__Material provided__
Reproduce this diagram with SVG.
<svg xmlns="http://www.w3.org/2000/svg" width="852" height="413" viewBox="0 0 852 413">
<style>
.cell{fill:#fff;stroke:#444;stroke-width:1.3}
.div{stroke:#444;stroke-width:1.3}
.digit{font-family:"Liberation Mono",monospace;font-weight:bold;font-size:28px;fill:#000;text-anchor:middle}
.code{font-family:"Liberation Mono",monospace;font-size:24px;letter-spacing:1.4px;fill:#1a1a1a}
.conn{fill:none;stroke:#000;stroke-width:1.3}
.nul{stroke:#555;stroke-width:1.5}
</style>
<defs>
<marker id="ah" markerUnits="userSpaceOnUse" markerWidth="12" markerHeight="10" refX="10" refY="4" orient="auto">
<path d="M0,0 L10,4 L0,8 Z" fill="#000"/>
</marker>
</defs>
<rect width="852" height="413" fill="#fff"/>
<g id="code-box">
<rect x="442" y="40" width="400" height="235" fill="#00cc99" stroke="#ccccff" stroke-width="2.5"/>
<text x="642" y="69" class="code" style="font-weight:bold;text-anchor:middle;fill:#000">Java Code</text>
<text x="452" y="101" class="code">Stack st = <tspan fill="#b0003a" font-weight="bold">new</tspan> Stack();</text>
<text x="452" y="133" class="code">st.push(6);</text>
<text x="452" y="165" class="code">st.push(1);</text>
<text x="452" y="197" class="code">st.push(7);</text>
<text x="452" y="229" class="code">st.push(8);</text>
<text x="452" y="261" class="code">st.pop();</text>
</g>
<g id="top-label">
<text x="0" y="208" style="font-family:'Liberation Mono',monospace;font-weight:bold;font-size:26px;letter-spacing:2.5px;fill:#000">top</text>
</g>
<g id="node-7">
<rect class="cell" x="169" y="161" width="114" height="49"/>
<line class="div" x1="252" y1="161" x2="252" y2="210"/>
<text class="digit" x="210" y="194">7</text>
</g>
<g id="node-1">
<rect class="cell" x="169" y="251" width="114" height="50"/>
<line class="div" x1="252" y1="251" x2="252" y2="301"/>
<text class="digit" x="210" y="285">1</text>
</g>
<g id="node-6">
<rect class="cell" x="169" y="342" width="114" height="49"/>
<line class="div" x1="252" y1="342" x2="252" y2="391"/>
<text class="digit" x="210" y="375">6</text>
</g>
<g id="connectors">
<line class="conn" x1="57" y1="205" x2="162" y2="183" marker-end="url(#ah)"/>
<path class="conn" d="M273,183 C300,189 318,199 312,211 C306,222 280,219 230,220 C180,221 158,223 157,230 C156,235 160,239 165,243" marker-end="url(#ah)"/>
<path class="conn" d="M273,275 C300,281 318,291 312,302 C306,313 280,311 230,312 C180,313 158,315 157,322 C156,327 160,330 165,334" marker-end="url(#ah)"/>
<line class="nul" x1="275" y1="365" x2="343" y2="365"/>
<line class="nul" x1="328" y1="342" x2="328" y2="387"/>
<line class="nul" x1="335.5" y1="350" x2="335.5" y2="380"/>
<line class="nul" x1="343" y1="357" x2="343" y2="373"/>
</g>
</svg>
==
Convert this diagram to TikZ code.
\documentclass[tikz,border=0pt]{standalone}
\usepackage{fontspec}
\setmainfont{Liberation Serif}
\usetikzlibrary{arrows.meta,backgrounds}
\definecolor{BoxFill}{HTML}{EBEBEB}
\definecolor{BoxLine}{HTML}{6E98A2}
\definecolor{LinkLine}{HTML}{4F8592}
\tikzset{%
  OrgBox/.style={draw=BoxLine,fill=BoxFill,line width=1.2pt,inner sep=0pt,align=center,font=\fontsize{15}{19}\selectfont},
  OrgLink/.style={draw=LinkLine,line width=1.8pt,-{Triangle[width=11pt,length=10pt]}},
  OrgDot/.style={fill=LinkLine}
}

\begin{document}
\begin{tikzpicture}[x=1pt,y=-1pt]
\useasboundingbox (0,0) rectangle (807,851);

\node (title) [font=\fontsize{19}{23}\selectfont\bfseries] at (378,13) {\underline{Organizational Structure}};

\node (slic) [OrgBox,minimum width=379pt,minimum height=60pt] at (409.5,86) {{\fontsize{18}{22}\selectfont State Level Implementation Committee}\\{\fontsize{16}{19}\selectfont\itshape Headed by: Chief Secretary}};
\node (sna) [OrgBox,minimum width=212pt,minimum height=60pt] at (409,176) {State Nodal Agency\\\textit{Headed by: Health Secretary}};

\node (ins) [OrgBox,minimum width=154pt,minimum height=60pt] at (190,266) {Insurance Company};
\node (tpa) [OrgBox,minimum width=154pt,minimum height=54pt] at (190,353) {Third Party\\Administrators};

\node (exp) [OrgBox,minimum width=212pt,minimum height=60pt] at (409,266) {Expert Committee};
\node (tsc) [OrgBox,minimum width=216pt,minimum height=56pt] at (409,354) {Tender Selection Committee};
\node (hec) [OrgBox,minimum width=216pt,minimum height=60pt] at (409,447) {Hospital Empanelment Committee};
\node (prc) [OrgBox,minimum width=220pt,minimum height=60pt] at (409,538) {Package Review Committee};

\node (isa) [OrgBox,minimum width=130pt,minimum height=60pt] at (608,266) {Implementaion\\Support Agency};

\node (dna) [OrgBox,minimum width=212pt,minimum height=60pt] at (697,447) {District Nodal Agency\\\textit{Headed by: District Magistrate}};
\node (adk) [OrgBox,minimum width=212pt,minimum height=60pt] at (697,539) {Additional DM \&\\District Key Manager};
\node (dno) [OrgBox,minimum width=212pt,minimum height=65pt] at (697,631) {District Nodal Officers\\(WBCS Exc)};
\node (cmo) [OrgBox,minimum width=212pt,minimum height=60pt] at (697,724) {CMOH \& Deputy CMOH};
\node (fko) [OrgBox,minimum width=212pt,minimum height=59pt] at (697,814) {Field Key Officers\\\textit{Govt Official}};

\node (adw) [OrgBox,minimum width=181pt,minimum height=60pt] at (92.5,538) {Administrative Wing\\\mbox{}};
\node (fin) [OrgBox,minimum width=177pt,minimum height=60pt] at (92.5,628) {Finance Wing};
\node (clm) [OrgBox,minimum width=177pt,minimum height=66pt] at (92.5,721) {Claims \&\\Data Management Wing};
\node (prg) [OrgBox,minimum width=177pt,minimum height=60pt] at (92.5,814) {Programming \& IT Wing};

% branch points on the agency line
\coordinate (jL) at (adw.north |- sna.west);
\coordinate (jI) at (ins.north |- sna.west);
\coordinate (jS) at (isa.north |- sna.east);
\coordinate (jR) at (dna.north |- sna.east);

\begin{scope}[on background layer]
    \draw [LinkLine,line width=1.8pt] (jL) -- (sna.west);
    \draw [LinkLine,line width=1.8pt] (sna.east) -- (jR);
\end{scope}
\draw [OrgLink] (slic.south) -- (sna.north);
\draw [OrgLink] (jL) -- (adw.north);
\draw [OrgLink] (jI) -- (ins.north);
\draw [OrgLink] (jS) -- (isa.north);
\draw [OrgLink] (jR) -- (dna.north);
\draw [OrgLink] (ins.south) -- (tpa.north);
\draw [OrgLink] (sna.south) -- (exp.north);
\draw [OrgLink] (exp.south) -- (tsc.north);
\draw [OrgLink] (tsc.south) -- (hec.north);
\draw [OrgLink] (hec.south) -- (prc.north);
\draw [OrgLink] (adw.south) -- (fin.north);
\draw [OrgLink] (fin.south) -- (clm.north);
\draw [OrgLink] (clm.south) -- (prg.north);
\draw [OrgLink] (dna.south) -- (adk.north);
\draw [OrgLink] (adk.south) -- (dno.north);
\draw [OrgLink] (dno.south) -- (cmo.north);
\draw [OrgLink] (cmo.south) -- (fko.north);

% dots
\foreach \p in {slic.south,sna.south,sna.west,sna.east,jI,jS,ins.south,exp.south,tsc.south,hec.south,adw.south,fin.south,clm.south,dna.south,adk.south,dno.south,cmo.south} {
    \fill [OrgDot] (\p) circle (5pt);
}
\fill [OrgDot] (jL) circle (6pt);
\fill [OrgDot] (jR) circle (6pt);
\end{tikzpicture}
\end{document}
---
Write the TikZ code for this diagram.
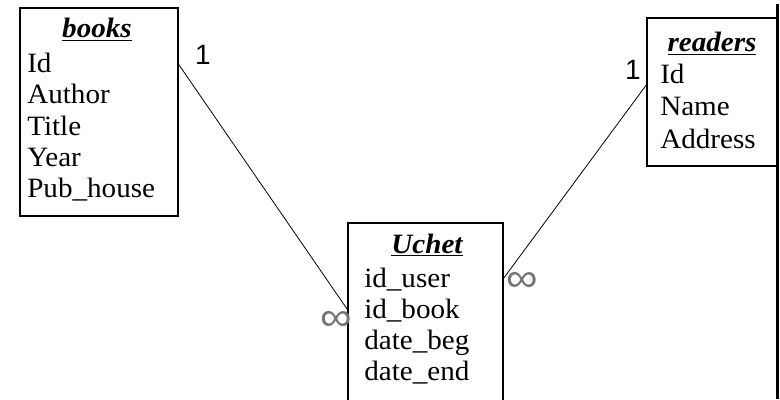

__Task instructions__
Using the data above, say how many lines include "code". No other reply is needed.

__Response to this exercise__
11